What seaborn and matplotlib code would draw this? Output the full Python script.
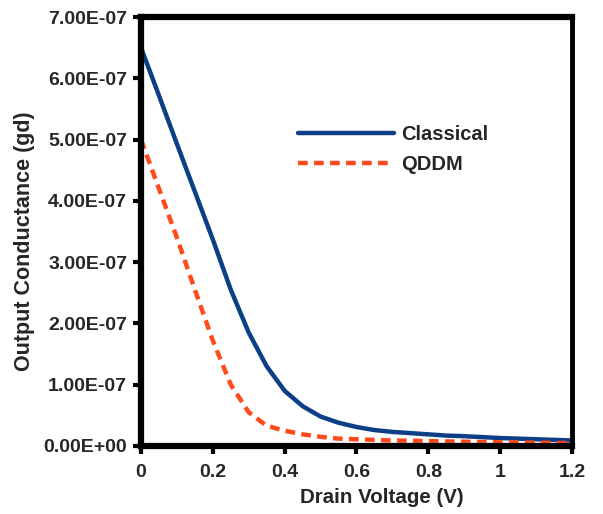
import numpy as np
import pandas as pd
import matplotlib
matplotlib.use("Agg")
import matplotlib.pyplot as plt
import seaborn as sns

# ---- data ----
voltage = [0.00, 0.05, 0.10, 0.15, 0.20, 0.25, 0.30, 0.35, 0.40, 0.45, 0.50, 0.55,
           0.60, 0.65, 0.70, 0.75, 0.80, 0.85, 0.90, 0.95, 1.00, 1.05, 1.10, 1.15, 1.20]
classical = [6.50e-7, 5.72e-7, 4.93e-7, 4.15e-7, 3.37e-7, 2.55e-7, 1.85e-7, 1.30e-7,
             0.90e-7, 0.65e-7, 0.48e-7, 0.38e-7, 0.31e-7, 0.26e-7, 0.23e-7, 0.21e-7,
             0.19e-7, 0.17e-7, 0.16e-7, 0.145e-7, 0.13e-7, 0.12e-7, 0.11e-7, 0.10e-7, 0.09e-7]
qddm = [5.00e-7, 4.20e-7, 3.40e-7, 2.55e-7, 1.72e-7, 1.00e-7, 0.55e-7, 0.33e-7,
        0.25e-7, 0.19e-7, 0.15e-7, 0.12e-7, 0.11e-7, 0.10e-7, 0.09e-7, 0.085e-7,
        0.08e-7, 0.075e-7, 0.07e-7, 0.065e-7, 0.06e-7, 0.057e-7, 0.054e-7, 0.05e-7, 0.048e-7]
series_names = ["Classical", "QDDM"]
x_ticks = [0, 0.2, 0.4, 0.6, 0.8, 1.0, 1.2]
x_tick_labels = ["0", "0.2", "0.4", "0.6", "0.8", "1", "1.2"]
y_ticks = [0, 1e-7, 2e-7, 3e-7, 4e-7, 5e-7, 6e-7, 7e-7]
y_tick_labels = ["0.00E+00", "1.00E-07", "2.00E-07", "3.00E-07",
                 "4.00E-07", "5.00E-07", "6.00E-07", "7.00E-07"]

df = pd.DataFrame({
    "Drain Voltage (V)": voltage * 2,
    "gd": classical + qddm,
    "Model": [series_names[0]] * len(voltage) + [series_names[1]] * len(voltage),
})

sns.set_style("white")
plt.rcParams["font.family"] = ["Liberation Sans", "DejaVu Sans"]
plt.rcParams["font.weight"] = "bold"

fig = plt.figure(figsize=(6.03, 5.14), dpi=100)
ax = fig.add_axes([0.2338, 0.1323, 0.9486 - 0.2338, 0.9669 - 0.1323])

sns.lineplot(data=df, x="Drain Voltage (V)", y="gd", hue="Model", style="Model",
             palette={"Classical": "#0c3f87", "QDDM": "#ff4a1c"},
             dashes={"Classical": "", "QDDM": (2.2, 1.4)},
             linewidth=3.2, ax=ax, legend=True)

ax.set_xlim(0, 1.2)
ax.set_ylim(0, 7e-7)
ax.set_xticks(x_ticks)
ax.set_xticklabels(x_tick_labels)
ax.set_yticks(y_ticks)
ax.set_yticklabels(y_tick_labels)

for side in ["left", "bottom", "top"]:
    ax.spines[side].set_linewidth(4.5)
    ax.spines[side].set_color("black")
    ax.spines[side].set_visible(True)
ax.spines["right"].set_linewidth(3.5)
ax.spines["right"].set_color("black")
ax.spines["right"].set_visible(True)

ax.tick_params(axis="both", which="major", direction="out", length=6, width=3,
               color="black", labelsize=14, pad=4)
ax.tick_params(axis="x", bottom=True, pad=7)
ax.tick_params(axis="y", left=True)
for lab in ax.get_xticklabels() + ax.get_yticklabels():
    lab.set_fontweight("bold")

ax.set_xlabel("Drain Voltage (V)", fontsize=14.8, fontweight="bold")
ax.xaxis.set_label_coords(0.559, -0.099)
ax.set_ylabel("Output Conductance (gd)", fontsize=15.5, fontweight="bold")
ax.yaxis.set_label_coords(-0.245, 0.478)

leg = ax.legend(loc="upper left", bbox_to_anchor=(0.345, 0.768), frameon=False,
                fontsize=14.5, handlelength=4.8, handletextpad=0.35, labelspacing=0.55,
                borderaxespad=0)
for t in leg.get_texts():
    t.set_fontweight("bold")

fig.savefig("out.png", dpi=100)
····················
### Goal of the exercise
The pictures should not be reproduced; quote all of the other material exactly.

### Answer to this task
What seaborn and matplotlib code would draw this? Output the full Python script.
import numpy as np
import pandas as pd
import matplotlib
matplotlib.use("Agg")
import matplotlib.pyplot as plt
import seaborn as sns

# ---- data ----
voltage = [0.00, 0.05, 0.10, 0.15, 0.20, 0.25, 0.30, 0.35, 0.40, 0.45, 0.50, 0.55,
           0.60, 0.65, 0.70, 0.75, 0.80, 0.85, 0.90, 0.95, 1.00, 1.05, 1.10, 1.15, 1.20]
classical = [6.50e-7, 5.72e-7, 4.93e-7, 4.15e-7, 3.37e-7, 2.55e-7, 1.85e-7, 1.30e-7,
             0.90e-7, 0.65e-7, 0.48e-7, 0.38e-7, 0.31e-7, 0.26e-7, 0.23e-7, 0.21e-7,
             0.19e-7, 0.17e-7, 0.16e-7, 0.145e-7, 0.13e-7, 0.12e-7, 0.11e-7, 0.10e-7, 0.09e-7]
qddm = [5.00e-7, 4.20e-7, 3.40e-7, 2.55e-7, 1.72e-7, 1.00e-7, 0.55e-7, 0.33e-7,
        0.25e-7, 0.19e-7, 0.15e-7, 0.12e-7, 0.11e-7, 0.10e-7, 0.09e-7, 0.085e-7,
        0.08e-7, 0.075e-7, 0.07e-7, 0.065e-7, 0.06e-7, 0.057e-7, 0.054e-7, 0.05e-7, 0.048e-7]
series_names = ["Classical", "QDDM"]
x_ticks = [0, 0.2, 0.4, 0.6, 0.8, 1.0, 1.2]
x_tick_labels = ["0", "0.2", "0.4", "0.6", "0.8", "1", "1.2"]
y_ticks = [0, 1e-7, 2e-7, 3e-7, 4e-7, 5e-7, 6e-7, 7e-7]
y_tick_labels = ["0.00E+00", "1.00E-07", "2.00E-07", "3.00E-07",
                 "4.00E-07", "5.00E-07", "6.00E-07", "7.00E-07"]

df = pd.DataFrame({
    "Drain Voltage (V)": voltage * 2,
    "gd": classical + qddm,
    "Model": [series_names[0]] * len(voltage) + [series_names[1]] * len(voltage),
})

sns.set_style("white")
plt.rcParams["font.family"] = ["Liberation Sans", "DejaVu Sans"]
plt.rcParams["font.weight"] = "bold"

fig = plt.figure(figsize=(6.03, 5.14), dpi=100)
ax = fig.add_axes([0.2338, 0.1323, 0.9486 - 0.2338, 0.9669 - 0.1323])

sns.lineplot(data=df, x="Drain Voltage (V)", y="gd", hue="Model", style="Model",
             palette={"Classical": "#0c3f87", "QDDM": "#ff4a1c"},
             dashes={"Classical": "", "QDDM": (2.2, 1.4)},
             linewidth=3.2, ax=ax, legend=True)

ax.set_xlim(0, 1.2)
ax.set_ylim(0, 7e-7)
ax.set_xticks(x_ticks)
ax.set_xticklabels(x_tick_labels)
ax.set_yticks(y_ticks)
ax.set_yticklabels(y_tick_labels)

for side in ["left", "bottom", "top"]:
    ax.spines[side].set_linewidth(4.5)
    ax.spines[side].set_color("black")
    ax.spines[side].set_visible(True)
ax.spines["right"].set_linewidth(3.5)
ax.spines["right"].set_color("black")
ax.spines["right"].set_visible(True)

ax.tick_params(axis="both", which="major", direction="out", length=6, width=3,
               color="black", labelsize=14, pad=4)
ax.tick_params(axis="x", bottom=True, pad=7)
ax.tick_params(axis="y", left=True)
for lab in ax.get_xticklabels() + ax.get_yticklabels():
    lab.set_fontweight("bold")

ax.set_xlabel("Drain Voltage (V)", fontsize=14.8, fontweight="bold")
ax.xaxis.set_label_coords(0.559, -0.099)
ax.set_ylabel("Output Conductance (gd)", fontsize=15.5, fontweight="bold")
ax.yaxis.set_label_coords(-0.245, 0.478)

leg = ax.legend(loc="upper left", bbox_to_anchor=(0.345, 0.768), frameon=False,
                fontsize=14.5, handlelength=4.8, handletextpad=0.35, labelspacing=0.55,
                borderaxespad=0)
for t in leg.get_texts():
    t.set_fontweight("bold")

fig.savefig("out.png", dpi=100)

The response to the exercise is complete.